Industrially, product dimensioning involves the estimation of the amount of space a shipment will occupy in a trailer or warehousing. This approach is precisely used for a variety of applications including product consistency, inventory monitoring, revenue enhancement for the transportation industry and placement onto air-, rail-, and ground-transport vehicles as well as monitoring of cargo.
Dimensioning of objects, such as parcels or bundles thereof located on a pallet etc., involves measuring and capturing an area or volume that the object occupies. Efficient and cost-effective pricing for dimensioning would take into consideration the volumetric weight also known as dimensional weight of an object, which provides values particularly useful in the storage, handling, shipping and invoicing of such objects. This is attributed to the fact that pricing of light weight goods occupying a large volume based on weight only would result in inappropriate pricing in the so-called less-than-truckload (LTL) industry.
Traditionally, dimensioning was carried out manually by way of processes such as manual measurements of the objects followed by manually entering data into a computer system. However, such manual methods are always prone to human errors and may result in either overcharging or undercharging a customer. Subsequently, over time, the LTL industry has incorporated various automatic methods and solutions to dimension objects in warehouses, such as incorporating laser ranging and scanning systems on a conveyor to measure dimensions of parcels. Alternatively, when dimensioning objects that are located on a pallet and transported by a forklift vehicle, the forklift vehicle stops for the static measurement of the object's dimensions in a specific area in or aside of the conveying path, where a scanning system is mounted overhead. For measurement of the object's dimensions during its transportation, sensors can also be installed on the forklift vehicle itself.
U.S. Pat. No. 6,611,787 discloses an apparatus and method to weigh and dimension objects moving along a conveyor. The apparatus involves three identical ultrasonic sensors deployed along a conveyor belt that moves the objects to be dimensioned and each of the three sensors is designated to determine one aspect of the object's dimension namely length, width and height. The patent also mentions the use of an automated guided vehicle (AGV) to move objects past sensors; however, it does not explicitly disclose a method or arrangement of sensors along a path for the same. An aspect of this patent that represents a disadvantage is the use of the conveyor belt to move objects for dimensioning. This particularly implies a slowing down of the flow of operation in a warehouse during the step of dimensioning because the vehicle carrying objects would have to stop to load objects on a conveying belt followed by dimensioning and then reloading them back onto a truck.
Additionally, such conveyor oriented systems can be effective for small parcels that are bundled downstream of the conveyor however, they prove inefficient time-wise when dimensioning larger objects such as those that have to be transported on pallets by a forklift vehicle.
A mobile product-dimensioning system is disclosed in U.S. Pat. No. 7,757,946 allows a vehicle carrying an object to be dimensioned to pass through an enclosure namely a tunnel that has a dimension detection device mounted on it. The system is equipped to measure the dimension and weight of the vehicle with the pallet moving through the tunnel.

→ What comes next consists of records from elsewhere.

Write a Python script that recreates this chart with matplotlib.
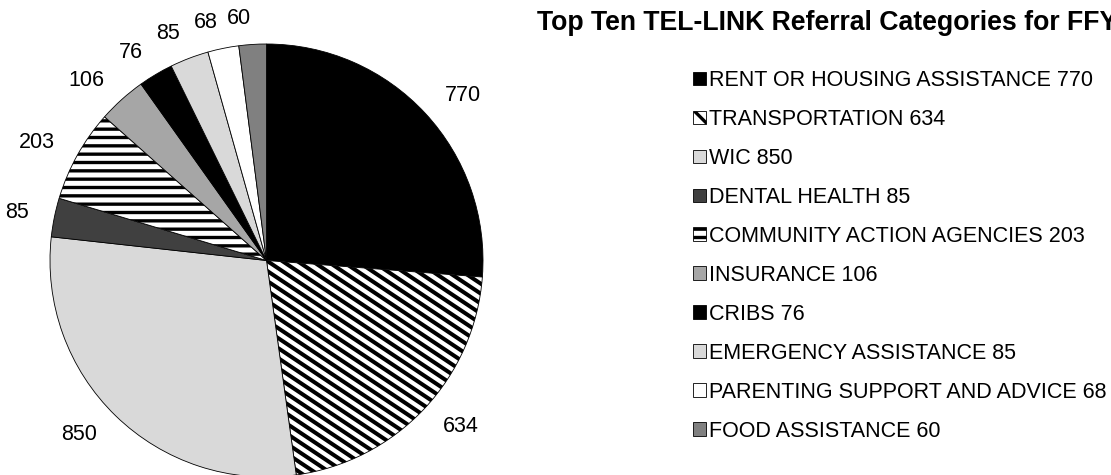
import numpy as np
import matplotlib.pyplot as plt
from matplotlib.patches import Patch
from matplotlib.collections import LineCollection

plt.rcParams['font.family'] = ['Liberation Sans', 'DejaVu Sans']
plt.rcParams['hatch.linewidth'] = 2.4

categories = ['RENT OR HOUSING ASSISTANCE', 'TRANSPORTATION', 'WIC', 'DENTAL HEALTH',
              'COMMUNITY ACTION AGENCIES', 'INSURANCE', 'CRIBS', 'EMERGENCY ASSISTANCE',
              'PARENTING SUPPORT AND ADVICE', 'FOOD ASSISTANCE']
referrals = [770, 634, 850, 85, 203, 106, 76, 85, 68, 60]

fills = ['#000000', '#ffffff', '#d9d9d9', '#404040', '#ffffff',
         '#a6a6a6', '#000000', '#d9d9d9', '#ffffff', '#808080']
hatches = [None, '\\\\', None, None, '--', None, None, None, None, None]

fig = plt.figure(figsize=(11.11, 4.75), dpi=100)
W, H = 1111, 475
cx, cy, r = 266.5, 260.5, 216.5
ax = fig.add_axes([(cx - r) / W, (H - cy - r) / H, 2 * r / W, 2 * r / H])

wedges, texts = ax.pie(referrals, labels=[str(v) for v in referrals],
                       colors=fills, startangle=90, counterclock=False,
                       labeldistance=1.12,
                       wedgeprops=dict(edgecolor='black', linewidth=0.6),
                       textprops=dict(fontsize=15.5, color='black'))

# wide downward-diagonal stripes for the transportation slice
ang = np.deg2rad(33.7)
d = np.array([np.cos(ang), -np.sin(ang)])
n = np.array([np.sin(ang), np.cos(ang)])
step = 8.3 / r
segs = [[k * step * n - 1.5 * d, k * step * n + 1.5 * d] for k in range(-40, 41)]
stripes = LineCollection(segs, colors='black', linewidths=2.9, zorder=wedges[1].get_zorder() + 0.1)
ax.add_collection(stripes)
stripes.set_clip_path(wedges[1])

wedges[4].set_hatch(hatches[4])

ax.set_xlim(-1, 1)
ax.set_ylim(-1, 1)
ax.set_aspect('equal')
ax.axis('off')

fig.text(537 / W, 1 - 29.5 / H, 'Top Ten TEL-LINK Referral Categories for FFY',
         fontsize=19.2, fontweight='bold', ha='left', va='baseline')

handles = [Patch(facecolor=f, edgecolor='black', linewidth=0.6, hatch=h)
           for f, h in zip(fills, hatches)]
labels = [f'{c} {v}' for c, v in zip(categories, referrals)]
fig.legend(handles, labels, loc='upper left', bbox_to_anchor=(693 / W, 1 - 70 / H),
           frameon=False, fontsize=15.5, handlelength=0.6, handleheight=0.6,
           handletextpad=0.14, labelspacing=0.835, borderpad=0, borderaxespad=0)

fig.savefig('out.png', dpi=100)
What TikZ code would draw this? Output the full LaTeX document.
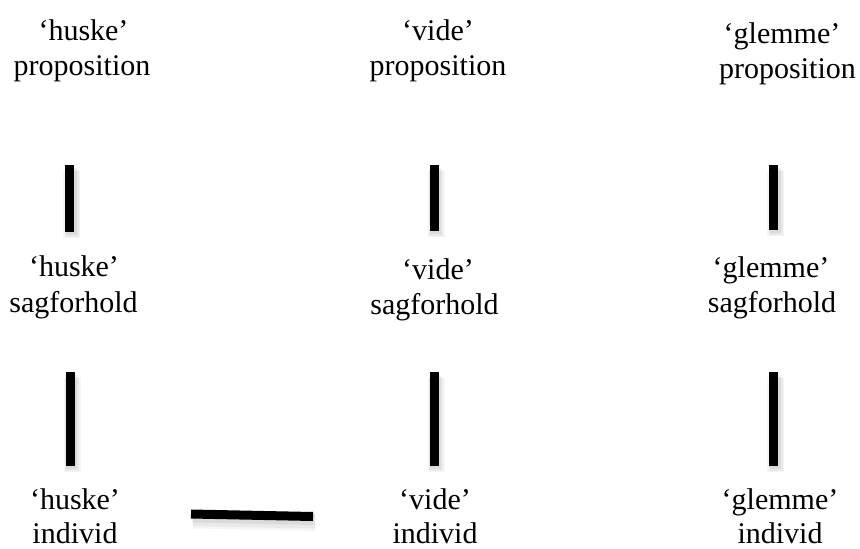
\documentclass[tikz,border=0pt]{standalone}
\usepackage{fontspec}
\setmainfont{Liberation Serif}
\begin{document}
\begin{tikzpicture}[x=1pt,y=-1pt,
  lbl/.style={anchor=base,inner sep=0pt,font=\fontsize{30}{36}\selectfont},
  bar/.style={line width=9pt,line cap=butt,black,
    preaction={draw=black,opacity=0.04,line width=17pt,transform canvas={shift={(2pt,-6pt)}}},
    preaction={draw=black,opacity=0.05,line width=14pt,transform canvas={shift={(2pt,-5pt)}}},
    preaction={draw=black,opacity=0.06,line width=11pt,transform canvas={shift={(1.5pt,-3pt)}}}}]
\useasboundingbox (0,0) rectangle (860,549);
% row 1
\node[lbl] (h1a) at (83.5,40) {‘huske’};
\node[lbl] (h1b) at (82,75) {proposition};
\node[lbl] (v1a) at (438,40) {‘vide’};
\node[lbl] (v1b) at (438,75) {proposition};
\node[lbl] (g1a) at (782,43) {‘glemme’};
\node[lbl] (g1b) at (787.5,78) {proposition};
% row 2
\node[lbl] (h2a) at (74,276) {‘huske’};
\node[lbl] (h2b) at (73.5,312) {sagforhold};
\node[lbl] (v2a) at (438,279) {‘vide’};
\node[lbl] (v2b) at (434.5,314) {sagforhold};
\node[lbl] (g2a) at (771,277) {‘glemme’};
\node[lbl] (g2b) at (772,312) {sagforhold};
% row 3
\node[lbl] (h3a) at (75,509) {‘huske’};
\node[lbl] (h3b) at (75,543) {individ};
\node[lbl] (v3a) at (435,509) {‘vide’};
\node[lbl] (v3b) at (435,543) {individ};
\node[lbl] (g3a) at (780,509) {‘glemme’};
\node[lbl] (g3b) at (780,543) {individ};
% bar end points
\coordinate (a1) at (69.5,165); \coordinate (a2) at (69.5,232);
\coordinate (b1) at (434,165);  \coordinate (b2) at (434,231);
\coordinate (c1) at (773.5,165); \coordinate (c2) at (773.5,230);
\coordinate (d1) at (70,372);   \coordinate (d2) at (70,466);
\coordinate (e1) at (434,372);  \coordinate (e2) at (434,466);
\coordinate (f1) at (773.5,372); \coordinate (f2) at (773.5,466);
\coordinate (k1) at (191,514);  \coordinate (k2) at (313,516.5);
\draw[bar] (a1) -- (a2);
\draw[bar] (b1) -- (b2);
\draw[bar] (c1) -- (c2);
\draw[bar] (d1) -- (d2);
\draw[bar] (e1) -- (e2);
\draw[bar] (f1) -- (f2);
\draw[bar] (k1) -- (k2);
\end{tikzpicture}
\end{document}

While the tunnel dimensioning system overcomes the shortcoming of employing a conveyor belt, one particular disadvantage of such a tunnel passage for dimensioning is that these systems are installed on the floor which leads to an obstruction in the floor space. Such floor installations are prone to damage by moving vehicles which in turn may lead to a slow-down of warehouse operations.
On the other hand, U.S. Pat. No. 6,115,114 discloses an apparatus and method wherein a forklift vehicle carrying an object to be dimensioned is allowed to pass under a mounted laser scanner sensor system. This system does not describe the use of a tunnel or a defined floor-installed passageway. It makes use of three retroreflectors that are mounted along a center line and on top of the moving forklift vehicle and in turn, the laser scanning sensors are mounted in relation to these retroreflectors.
The retroreflectors provide time and space reference for volumetric measurements of the parcel. However, the retroreflectors necessitate a modification of the forklift vehicle.
In view of this, it would be helpful to develop a scanning system that does not involve modifications of transporting machinery.